What is the Polymerase Chain Reaction (PCR)?
PCR is a molecular technique frequently applied to amplify regions of interest in DNA, resulting in millions or billions of copies.
The PCR reaction is made possible through the use of the thermostable DNA polymerase enzyme known as Taq polymerase. Taq refers to the heat-resistant bacteria (Thermus aquaticus) the polymerase is found. Using this heat-stable DNA polymerase enzyme is essential since the PCR reaction involves cyclic changes in temperature ranging from 50 – 98oC, therefore unlike other polymerase enzymes, this one will not degrade when exposed to extreme temperatures.
Components of the PCR
Performing PCR is relatively simple and cheap to do. All that is required are four components.
DNA template
The DNA template is the starting material for the PCR. It contains the region you want to amplify. Examples of template DNA used in PCR include genomic DNA (gDNA) and complementary DNA (cDNA).
PCR primers
PCR primers are short pieces, usually around 20 bps in length, of single-stranded DNA. The primers are made as a pair: a forward and reverse primer, which are designed to bind to the complementary sequence surrounding the region you want to amplify.
PCR-grade water
PCR-grade water is pure water which is free from DNase and RNase enzymes. The water is used to normalise the total volume between the samples.
PCR reaction mixture
The PCR mixture contains the Taq DNA polymerase, the enzyme responsible for performing the amplification, nucleotides, as well as other substances required for the PCR reaction, such as magnesium ions. Sometimes these components are supplied separately.

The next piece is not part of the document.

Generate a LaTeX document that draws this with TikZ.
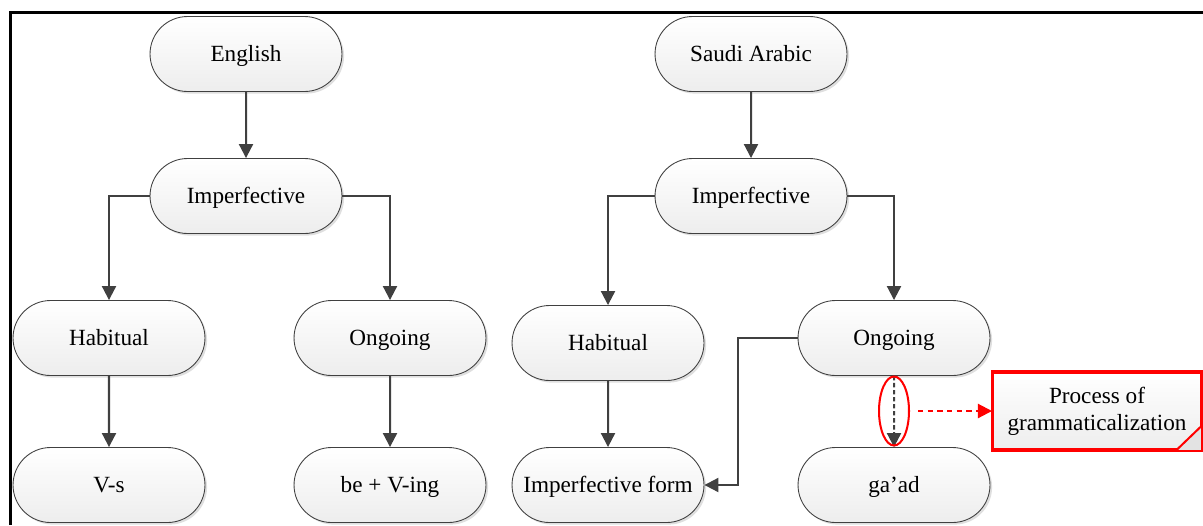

Overview of the PCR procedure
A typical PCR procedure can be broken down into different steps. These are described in more detail below.
1. Initial denaturation
This step is performed for two reasons. The first is to activate the Taq polymerase enzyme. The second is to denature the DNA starting material. The time used for the initial denaturation step will vary depending upon the type of Taq polymerase used and type of starting material. For example, genomic DNA requires longer incubation times since it is double-stranded and contains more bonds that have to be broken, whereas cDNA is already single stranded so requires less time.
2. Cycle phase
Now begins the start of the cycle phase containing a denaturation, annealing and extension step. This is the vital part of the PCR procedure in order to amplify the region of interest. Generally, the cycle phase is repeated 25 – 40 times for optimal amplification. After each cycle, the amount of DNA amplified will double, therefore, the larger the number of cycles used, the more material that will be amplified at the end of the reaction.
Cycle step 1: Denaturation
Like the initial denaturation, the purpose of the denaturation step in the cycle phase is to denature the template material. The material will be heat denatured from double-stranded DNA to single-stranded DNA to enable primer annealing.
Cycle step 2: Annealing
The temperature of the annealing step will vary depending upon the properties of the primers (such as the length and composition) used in the reaction. However, the lowering of temperature at this step is to enable primer binding to the single-stranded template.
Primers binds to the complementary sequence, see the above image for a schematic of primers binding to the DNA template.
Cycle step 3: Extension
The temperature is then raised again to 72oC to enable the Taq polymerase to bind to the 3′ prime end of the primers and extend the sequence. Eventually, the enzyme will copy the complementary sequence of DNA, thus reforming a double-stranded template again.
The three cycle steps are then repeated, usually 25 to 40 times, to amplify the region of interest.
3. Final extension
Some protocols suggest adding a final extension step at the end of the cycle phase to ensure that all of the Taq polymerases have finished extending.
4. Hold
This is also an optional addition at the end of the procedure but is usually recommended, to basically keep the samples at a low enough temperature for storage and to avoid denaturation. This is particularly handy when you want to run a PCR program overnight and want to collect the samples the next day.